> WHAT YOU ARE ASKED TO DO:
Strip the pictures and reproduce the rest of the listing exactly.

################

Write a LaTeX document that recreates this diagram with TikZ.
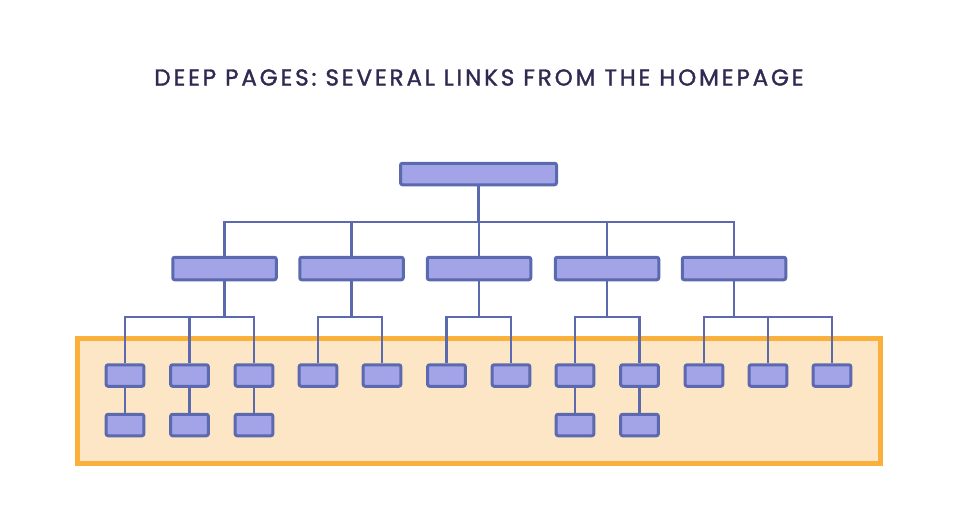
\documentclass[tikz,border=0pt]{standalone}
\usepackage{fontspec}
\newfontfamily\titlefont[LetterSpace=12.5,FakeBold=1.5]{Poppins}
\definecolor{boxfill}{HTML}{A3A3E8}
\definecolor{boxline}{HTML}{5B6AAE}
\definecolor{zoneline}{HTML}{FBB03B}
\definecolor{zonefill}{HTML}{FDE6C6}
\definecolor{titlecol}{HTML}{2E2A52}
\tikzset{
  pagebox/.style={draw=boxline, fill=boxfill, line width=3pt, rounded corners=2pt, inner sep=0pt},
  topbox/.style={pagebox, minimum width=156pt, minimum height=21.5pt},
  midbox/.style={pagebox, minimum width=103.5pt, minimum height=22.5pt},
  leafbox/.style={pagebox, minimum width=37.7pt, minimum height=21.5pt},
  link/.style={draw=boxline, line width=2.8pt},
}
\begin{document}
\begin{tikzpicture}[x=1pt,y=-1pt]
\useasboundingbox (0,0) rectangle (960,528);
\node[font=\titlefont\fontsize{23}{25}\selectfont, text=titlecol, inner sep=0pt] (title) at (479,77.5) {DEEP PAGES: SEVERAL LINKS FROM THE HOMEPAGE};
% zone
\draw[draw=zoneline, fill=zonefill, line width=5pt] (77.5,338.5) rectangle (880.5,463.5);
% nodes
\node[topbox] (top) at (478.5,174) {};
\foreach \n/\x in {a/224.5,b/351.5,c/479,d/607,e/734}
  \node[midbox] (m\n) at (\x,268.5) {};
\foreach \i/\x in {1/125,2/189.5,3/254,4/318,5/382,6/446.5,7/511,8/575,9/639.5,10/704,11/768,12/832}
  \node[leafbox] (l\i) at (\x,375.5) {};
\foreach \i/\x in {1/125,2/189.5,3/254,8/575,9/639.5}
  \node[leafbox] (d\i) at (\x,425) {};
\coordinate (bus1) at (0,222);
\coordinate (bus2) at (0,317);
% level 1 connectors
\draw[link] (top.south) -- (top|-bus1);
\draw[link] (ma.north) -- (ma|-bus1) -- (me|-bus1) -- (me.north);
\foreach \n in {b,c,d} \draw[link] (m\n.north) -- (m\n|-bus1);
% level 2 connectors
\draw[link] (l1.north) -- (l1|-bus2) -- (l3|-bus2) -- (l3.north);
\draw[link] (l2.north) -- (l2|-bus2);
\draw[link] (ma.south) -- (ma|-bus2);
\draw[link] (l4.north) -- (l4|-bus2) -- (l5|-bus2) -- (l5.north);
\draw[link] (mb.south) -- (mb|-bus2);
\draw[link] (l6.north) -- (l6|-bus2) -- (l7|-bus2) -- (l7.north);
\draw[link] (mc.south) -- (mc|-bus2);
\draw[link] (l8.north) -- (l8|-bus2) -- (l9|-bus2) -- (l9.north);
\draw[link] (md.south) -- (md|-bus2);
\draw[link] (l10.north) -- (l10|-bus2) -- (l12|-bus2) -- (l12.north);
\draw[link] (l11.north) -- (l11|-bus2);
\draw[link] (me.south) -- (me|-bus2);
% level 3 connectors
\foreach \i in {1,2,3,8,9} \draw[link] (l\i.south) -- (d\i.north);
\end{tikzpicture}
\end{document}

################

> SOLUTION FOR THIS TASK:
Write a LaTeX document that recreates this diagram with TikZ.
\documentclass[tikz,border=0pt]{standalone}
\usepackage{fontspec}
\newfontfamily\titlefont[LetterSpace=12.5,FakeBold=1.5]{Poppins}
\definecolor{boxfill}{HTML}{A3A3E8}
\definecolor{boxline}{HTML}{5B6AAE}
\definecolor{zoneline}{HTML}{FBB03B}
\definecolor{zonefill}{HTML}{FDE6C6}
\definecolor{titlecol}{HTML}{2E2A52}
\tikzset{
  pagebox/.style={draw=boxline, fill=boxfill, line width=3pt, rounded corners=2pt, inner sep=0pt},
  topbox/.style={pagebox, minimum width=156pt, minimum height=21.5pt},
  midbox/.style={pagebox, minimum width=103.5pt, minimum height=22.5pt},
  leafbox/.style={pagebox, minimum width=37.7pt, minimum height=21.5pt},
  link/.style={draw=boxline, line width=2.8pt},
}
\begin{document}
\begin{tikzpicture}[x=1pt,y=-1pt]
\useasboundingbox (0,0) rectangle (960,528);
\node[font=\titlefont\fontsize{23}{25}\selectfont, text=titlecol, inner sep=0pt] (title) at (479,77.5) {DEEP PAGES: SEVERAL LINKS FROM THE HOMEPAGE};
% zone
\draw[draw=zoneline, fill=zonefill, line width=5pt] (77.5,338.5) rectangle (880.5,463.5);
% nodes
\node[topbox] (top) at (478.5,174) {};
\foreach \n/\x in {a/224.5,b/351.5,c/479,d/607,e/734}
  \node[midbox] (m\n) at (\x,268.5) {};
\foreach \i/\x in {1/125,2/189.5,3/254,4/318,5/382,6/446.5,7/511,8/575,9/639.5,10/704,11/768,12/832}
  \node[leafbox] (l\i) at (\x,375.5) {};
\foreach \i/\x in {1/125,2/189.5,3/254,8/575,9/639.5}
  \node[leafbox] (d\i) at (\x,425) {};
\coordinate (bus1) at (0,222);
\coordinate (bus2) at (0,317);
% level 1 connectors
\draw[link] (top.south) -- (top|-bus1);
\draw[link] (ma.north) -- (ma|-bus1) -- (me|-bus1) -- (me.north);
\foreach \n in {b,c,d} \draw[link] (m\n.north) -- (m\n|-bus1);
% level 2 connectors
\draw[link] (l1.north) -- (l1|-bus2) -- (l3|-bus2) -- (l3.north);
\draw[link] (l2.north) -- (l2|-bus2);
\draw[link] (ma.south) -- (ma|-bus2);
\draw[link] (l4.north) -- (l4|-bus2) -- (l5|-bus2) -- (l5.north);
\draw[link] (mb.south) -- (mb|-bus2);
\draw[link] (l6.north) -- (l6|-bus2) -- (l7|-bus2) -- (l7.north);
\draw[link] (mc.south) -- (mc|-bus2);
\draw[link] (l8.north) -- (l8|-bus2) -- (l9|-bus2) -- (l9.north);
\draw[link] (md.south) -- (md|-bus2);
\draw[link] (l10.north) -- (l10|-bus2) -- (l12|-bus2) -- (l12.north);
\draw[link] (l11.north) -- (l11|-bus2);
\draw[link] (me.south) -- (me|-bus2);
% level 3 connectors
\foreach \i in {1,2,3,8,9} \draw[link] (l\i.south) -- (d\i.north);
\end{tikzpicture}
\end{document}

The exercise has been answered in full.